The assignment sequence follows:

Part One: Rhetorical Analysis (5-6 pages) In this first stage of the research sequence, referred to as the bridge assignment, students use rhetorical principles to analyze how a particular text makes an argument. It is designed to reinforce and/or introduce basic rhetorical concepts (i.e., audience, context, rhetorical situation, ethos, logos, and pathos).

Suggestions for the bridge assignment:  This assignment has a dual purpose: to introduce the topic of the particular course and to promote transfer of rhetorical knowledge from prior course contexts into 1410. The assignment can also be used as a means for students to begin to define the aspect of the larger topic that is of interest to them. It is suggested that the bridge assignment take no more than 3-4 weeks to allow time for the demanding work of the second and third steps of the assignment sequence. Some instructors use a film as the first text; others use a written text. Faculty may assign a rhetorical analysis bridge essay, some form of reflective writing, a preliminary research proposal, or other assignment connected to the larger research project.

Part Two: Texts in conversation (8-10 pages)  This second assignment sets the stage for the research-based argument (see below), helping students understand the issues they will deal with in the larger project. It asks students to put texts in conversation with one other, moving beyond a dualistic or simplistic understanding of what is at stake. Students examine how different writers define and frame the issues and determine where disagreements lie.

In this second stage of the research process, typically called a literary review or stasis map, students map an extended inquiry into an aspect of the course topic they choose to explore. This stage of the research process incorporates several distinct sub-parts of analysis, which can be assigned as separate essays or projects, or as a larger assignment. The first step is typically a definition of the broader issue and an identification of the stakeholders involved. This might also be called an analysis of the conversation/issue. Second is the assessment of sources in some kind of annotated bibliography. Third is the stasis analysis of the sources, determining what stases the sources focus on, where the disagreements lie, and where further research is indicated. Fourth is a proposal in which the student indicates his or her research question. This issue analysis likely includes the claim, audience, and rhetorical strategies to be incorporated in the third assignment of the 1410 sequence.
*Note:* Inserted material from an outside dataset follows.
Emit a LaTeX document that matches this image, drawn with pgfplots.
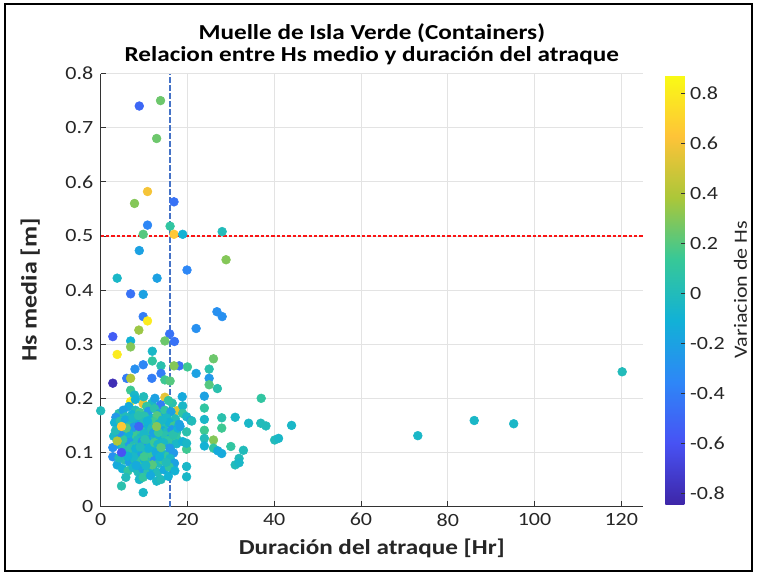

Suggestions: Regarding the kinds and numbers of sources, 1410 is the general education course required of UCCS students in LAS, SPA, and Nursing in which academic research skills are taught. Therefore, it is essential that all 1410 students learn to identify and use scholarly, peer-reviewed articles and books available through an academic library. It seems clear that mandating a certain number of sources to be used sidesteps the real issue: to ensure that students have significant experiences with in-depth analysis of scholarly sources. It is suggested, but not mandated, that students examine 5-10 sources, most of which are scholarly, in this assignment, evaluating the sources according to a number of criteria agreed to be elements of credibility. One possible template for the critical evaluation of sources is the ROR (record of research) approach, which tracks the following elements of a source: inquiry topic, database / medium, search terms and strategies, MLA citation, objective summary, credibility, stasis questions, connections, additional questions, and additional search terms.

Part Three: Research-based argument (typically one 10-15 page paper or two 7-8 page papers, excluding Works Cited This assignment asks students to produce a well-supported, focused argument drawing on traditional library sources, primary sources, and quality online sources. The final researched argument is cast as an argument in the stasis/stases of the student's choosing: definition, cause, quality, and/or proposal, determined through the extensive issue and source analysis completed in the second stage of the assignment sequence. The completed essay should demonstrate a clear understanding of the issue it addresses, incorporate opposing views and multiple perspectives, integrate material from sources accurately and elegantly, and express persuasive rhetorical choices based on the writer's chosen purpose, context, and aim.

Additional writing: Apart from the three major writing assignments, students may be asked to do a significant amount of informal writing, including blogs, journals, online discussions, outlines, parts of drafts, and so on. Students may be asked to do an oral presentation at the end of the research sequence.

Total writing required: Overall the total amount of polished final-draft writing each student should expect to complete ENGL 1410 is between 25-30 pages (about 300 words per page). Some students may go beyond this total.